Quote the listing below in its entirety, omitting every image.
-- Recorded data start --
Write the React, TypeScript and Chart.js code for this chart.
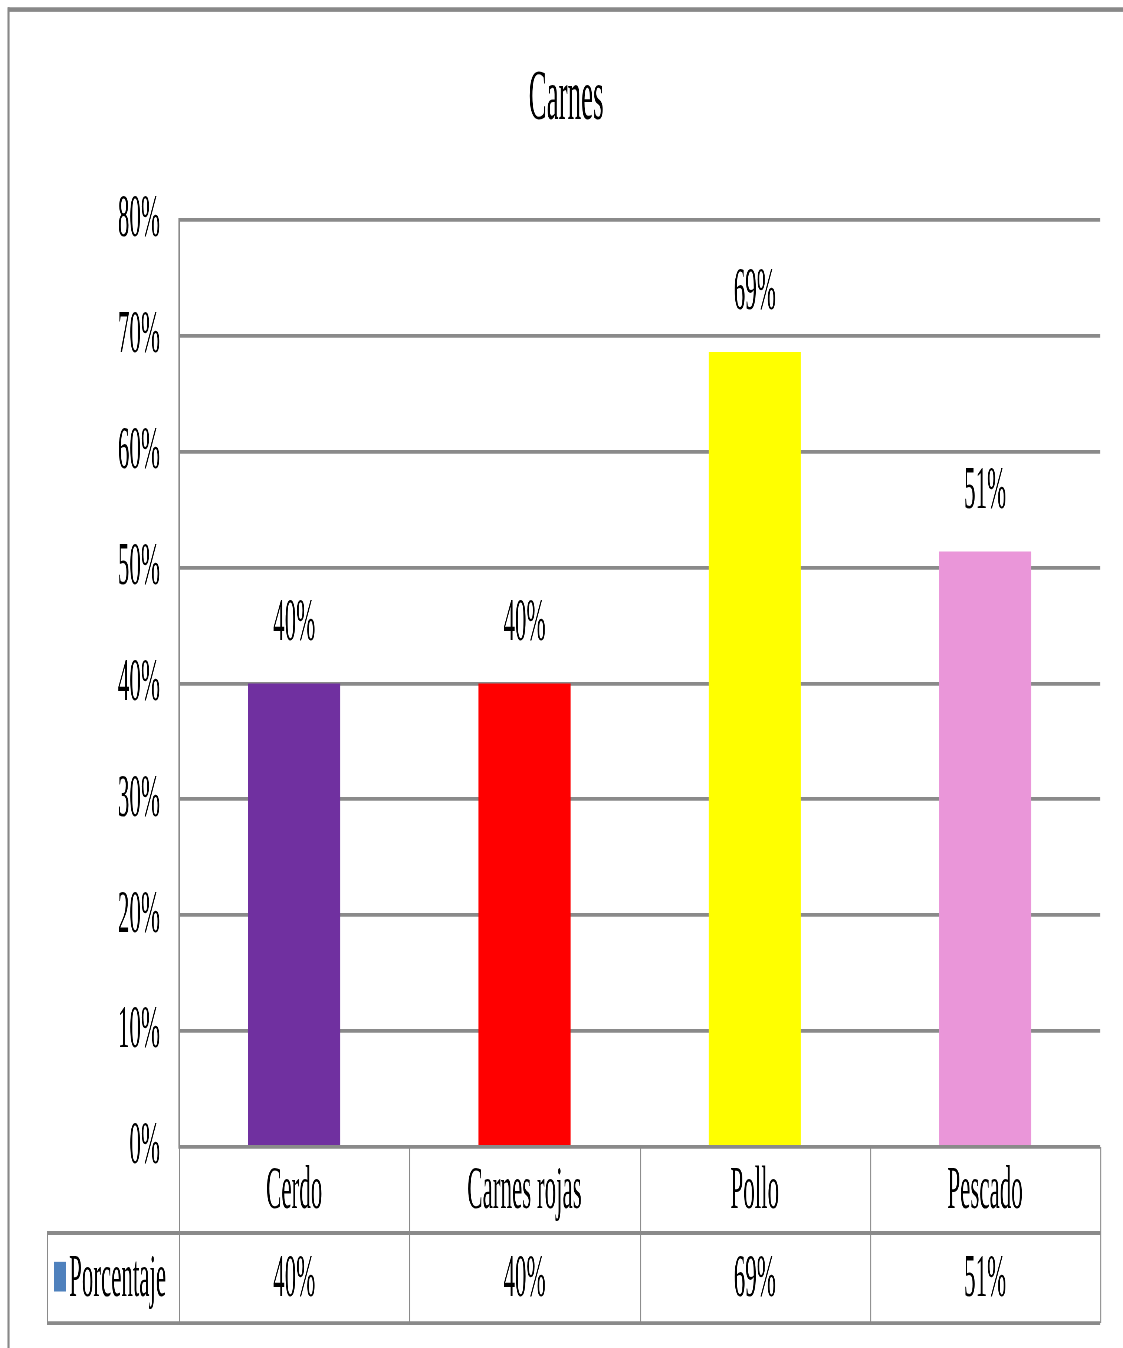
import React, { useEffect, useRef } from "react";
import { Chart, registerables } from "chart.js";

Chart.register(...registerables);

// ---- data ----
const chartTitle = "Carnes";
const seriesName = "Porcentaje";
const categories = ["Cerdo", "Carnes rojas", "Pollo", "Pescado"];
const porcentaje = [0.4, 0.4, 0.686, 0.514];
const barColors = ["#7030a0", "#ff0000", "#ffff00", "#ea96d9"];
const legendKeyColor = "#4f81bd";

// ---- layout / style ----
const W = 1123;
const PAGE_H = 1348;
const H = 500;
const S = PAGE_H / H;
const FONT = "'Liberation Serif', 'Times New Roman', serif";
const GRID = "#8a8a8a";

const pct = (v: number) => Math.round(v * 100) + "%";

const frameAndTablePlugin = {
  id: "frameAndTable",
  afterDraw(chart: any) {
    const { ctx, chartArea, scales } = chart;
    const xs = scales.x;
    const n = categories.length;
    const colW = (chartArea.right - chartArea.left) / n;
    const top = chartArea.bottom;
    const r1 = top + 31.9;
    const r2 = top + 65.3;
    const legendLeft = 47;

    ctx.save();
    // frame
    ctx.fillStyle = "#888888";
    ctx.fillRect(8, 2.7, W - 8, 1.7);
    ctx.fillRect(7.5, 2.7, 2, H);

    // table lines
    ctx.strokeStyle = GRID;
    ctx.lineWidth = 1.4;
    ctx.beginPath();
    ctx.moveTo(legendLeft, r1);
    ctx.lineTo(chartArea.right, r1);
    ctx.moveTo(legendLeft, r2);
    ctx.lineTo(chartArea.right, r2);
    ctx.stroke();

    ctx.lineWidth = 1;
    ctx.beginPath();
    for (let i = 0; i <= n; i++) {
      const x = Math.round(chartArea.left + i * colW) + 0.5;
      ctx.moveTo(x, top);
      ctx.lineTo(x, r2);
    }
    ctx.moveTo(legendLeft + 0.5, r1);
    ctx.lineTo(legendLeft + 0.5, r2);
    ctx.stroke();

    // texts
    ctx.fillStyle = "#000";
    ctx.font = `23px ${FONT}`;
    ctx.textBaseline = "middle";
    ctx.textAlign = "center";
    const m1 = (top + r1) / 2 + 0.5;
    const m2 = (r1 + r2) / 2 + 0.5;
    categories.forEach((c, i) => {
      const cx = xs.getPixelForValue(i);
      ctx.fillText(c, cx, m1);
      ctx.fillText(pct(porcentaje[i]), cx, m2);
    });

    // legend key
    ctx.fillStyle = legendKeyColor;
    ctx.fillRect(54, m2 - 6.5, 12, 11);
    ctx.fillStyle = "#000";
    ctx.textAlign = "left";
    ctx.fillText(seriesName, 69, m2);
    ctx.restore();
  },
};

const dataLabelPlugin = {
  id: "dataLabels",
  afterDatasetsDraw(chart: any) {
    const { ctx } = chart;
    const meta = chart.getDatasetMeta(0);
    ctx.save();
    ctx.fillStyle = "#000";
    ctx.font = `23px ${FONT}`;
    ctx.textAlign = "center";
    ctx.textBaseline = "alphabetic";
    meta.data.forEach((bar: any, i: number) => {
      ctx.fillText(pct(porcentaje[i]), bar.x, bar.y - 16);
    });
    ctx.restore();
  },
};

export default function App() {
  const ref = useRef<HTMLCanvasElement | null>(null);

  useEffect(() => {
    if (!ref.current) return;
    const chart = new Chart(ref.current, {
      type: "bar",
      data: {
        labels: categories,
        datasets: [
          {
            label: seriesName,
            data: porcentaje,
            backgroundColor: barColors,
            borderWidth: 0,
            barPercentage: 0.4,
            categoryPercentage: 1,
          },
        ],
      },
      options: {
        responsive: false,
        animation: false,
        devicePixelRatio: S,
        layout: { padding: { top: 0, right: 0, bottom: H - 1147 / S, left: 9 } },
        plugins: {
          legend: { display: false },
          tooltip: { enabled: false },
          title: {
            display: true,
            text: chartTitle,
            color: "#000",
            font: { family: FONT, size: 27, weight: "normal" },
            padding: { top: 21, bottom: 220 / S - 21 - 27 * 1.2 },
          },
        },
        scales: {
          x: { display: false },
          y: {
            min: 0,
            max: 0.8,
            ticks: {
              stepSize: 0.1,
              color: "#000",
              padding: 19,
              font: { family: FONT, size: 23 },
              callback: (v: any) => pct(Number(v)),
            },
            grid: { color: GRID, lineWidth: 1.4, drawTicks: false },
            border: { display: true, color: GRID, width: 1.5 },
            afterFit: (scale: any) => {
              scale.width = 170;
            },
          },
          yRight: {
            type: "linear",
            position: "right",
            min: 0,
            max: 0.8,
            ticks: { display: false },
            grid: { display: false, drawTicks: false },
            border: { display: false },
            afterFit: (scale: any) => {
              scale.width = 23;
            },
          },
        },
      },
      plugins: [dataLabelPlugin, frameAndTablePlugin],
    });
    return () => chart.destroy();
  }, []);

  return (
    <div
      style={{
        position: "absolute",
        left: 0,
        top: 0,
        width: W,
        height: PAGE_H,
        overflow: "hidden",
        background: "#fff",
      }}
    >
      <div
        style={{
          width: W,
          height: H,
          transform: `scaleY(${S})`,
          transformOrigin: "0 0",
        }}
      >
        <canvas
          ref={ref}
          width={W}
          height={H}
          style={{ width: W + "px", height: H + "px", display: "block" }}
        />
      </div>
    </div>
  );
}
-- Recorded data end --
• Reply:
Write the React, TypeScript and Chart.js code for this chart.
import React, { useEffect, useRef } from "react";
import { Chart, registerables } from "chart.js";

Chart.register(...registerables);

// ---- data ----
const chartTitle = "Carnes";
const seriesName = "Porcentaje";
const categories = ["Cerdo", "Carnes rojas", "Pollo", "Pescado"];
const porcentaje = [0.4, 0.4, 0.686, 0.514];
const barColors = ["#7030a0", "#ff0000", "#ffff00", "#ea96d9"];
const legendKeyColor = "#4f81bd";

// ---- layout / style ----
const W = 1123;
const PAGE_H = 1348;
const H = 500;
const S = PAGE_H / H;
const FONT = "'Liberation Serif', 'Times New Roman', serif";
const GRID = "#8a8a8a";

const pct = (v: number) => Math.round(v * 100) + "%";

const frameAndTablePlugin = {
  id: "frameAndTable",
  afterDraw(chart: any) {
    const { ctx, chartArea, scales } = chart;
    const xs = scales.x;
    const n = categories.length;
    const colW = (chartArea.right - chartArea.left) / n;
    const top = chartArea.bottom;
    const r1 = top + 31.9;
    const r2 = top + 65.3;
    const legendLeft = 47;

    ctx.save();
    // frame
    ctx.fillStyle = "#888888";
    ctx.fillRect(8, 2.7, W - 8, 1.7);
    ctx.fillRect(7.5, 2.7, 2, H);

    // table lines
    ctx.strokeStyle = GRID;
    ctx.lineWidth = 1.4;
    ctx.beginPath();
    ctx.moveTo(legendLeft, r1);
    ctx.lineTo(chartArea.right, r1);
    ctx.moveTo(legendLeft, r2);
    ctx.lineTo(chartArea.right, r2);
    ctx.stroke();

    ctx.lineWidth = 1;
    ctx.beginPath();
    for (let i = 0; i <= n; i++) {
      const x = Math.round(chartArea.left + i * colW) + 0.5;
      ctx.moveTo(x, top);
      ctx.lineTo(x, r2);
    }
    ctx.moveTo(legendLeft + 0.5, r1);
    ctx.lineTo(legendLeft + 0.5, r2);
    ctx.stroke();

    // texts
    ctx.fillStyle = "#000";
    ctx.font = `23px ${FONT}`;
    ctx.textBaseline = "middle";
    ctx.textAlign = "center";
    const m1 = (top + r1) / 2 + 0.5;
    const m2 = (r1 + r2) / 2 + 0.5;
    categories.forEach((c, i) => {
      const cx = xs.getPixelForValue(i);
      ctx.fillText(c, cx, m1);
      ctx.fillText(pct(porcentaje[i]), cx, m2);
    });

    // legend key
    ctx.fillStyle = legendKeyColor;
    ctx.fillRect(54, m2 - 6.5, 12, 11);
    ctx.fillStyle = "#000";
    ctx.textAlign = "left";
    ctx.fillText(seriesName, 69, m2);
    ctx.restore();
  },
};

const dataLabelPlugin = {
  id: "dataLabels",
  afterDatasetsDraw(chart: any) {
    const { ctx } = chart;
    const meta = chart.getDatasetMeta(0);
    ctx.save();
    ctx.fillStyle = "#000";
    ctx.font = `23px ${FONT}`;
    ctx.textAlign = "center";
    ctx.textBaseline = "alphabetic";
    meta.data.forEach((bar: any, i: number) => {
      ctx.fillText(pct(porcentaje[i]), bar.x, bar.y - 16);
    });
    ctx.restore();
  },
};

export default function App() {
  const ref = useRef<HTMLCanvasElement | null>(null);

  useEffect(() => {
    if (!ref.current) return;
    const chart = new Chart(ref.current, {
      type: "bar",
      data: {
        labels: categories,
        datasets: [
          {
            label: seriesName,
            data: porcentaje,
            backgroundColor: barColors,
            borderWidth: 0,
            barPercentage: 0.4,
            categoryPercentage: 1,
          },
        ],
      },
      options: {
        responsive: false,
        animation: false,
        devicePixelRatio: S,
        layout: { padding: { top: 0, right: 0, bottom: H - 1147 / S, left: 9 } },
        plugins: {
          legend: { display: false },
          tooltip: { enabled: false },
          title: {
            display: true,
            text: chartTitle,
            color: "#000",
            font: { family: FONT, size: 27, weight: "normal" },
            padding: { top: 21, bottom: 220 / S - 21 - 27 * 1.2 },
          },
        },
        scales: {
          x: { display: false },
          y: {
            min: 0,
            max: 0.8,
            ticks: {
              stepSize: 0.1,
              color: "#000",
              padding: 19,
              font: { family: FONT, size: 23 },
              callback: (v: any) => pct(Number(v)),
            },
            grid: { color: GRID, lineWidth: 1.4, drawTicks: false },
            border: { display: true, color: GRID, width: 1.5 },
            afterFit: (scale: any) => {
              scale.width = 170;
            },
          },
          yRight: {
            type: "linear",
            position: "right",
            min: 0,
            max: 0.8,
            ticks: { display: false },
            grid: { display: false, drawTicks: false },
            border: { display: false },
            afterFit: (scale: any) => {
              scale.width = 23;
            },
          },
        },
      },
      plugins: [dataLabelPlugin, frameAndTablePlugin],
    });
    return () => chart.destroy();
  }, []);

  return (
    <div
      style={{
        position: "absolute",
        left: 0,
        top: 0,
        width: W,
        height: PAGE_H,
        overflow: "hidden",
        background: "#fff",
      }}
    >
      <div
        style={{
          width: W,
          height: H,
          transform: `scaleY(${S})`,
          transformOrigin: "0 0",
        }}
      >
        <canvas
          ref={ref}
          width={W}
          height={H}
          style={{ width: W + "px", height: H + "px", display: "block" }}
        />
      </div>
    </div>
  );
}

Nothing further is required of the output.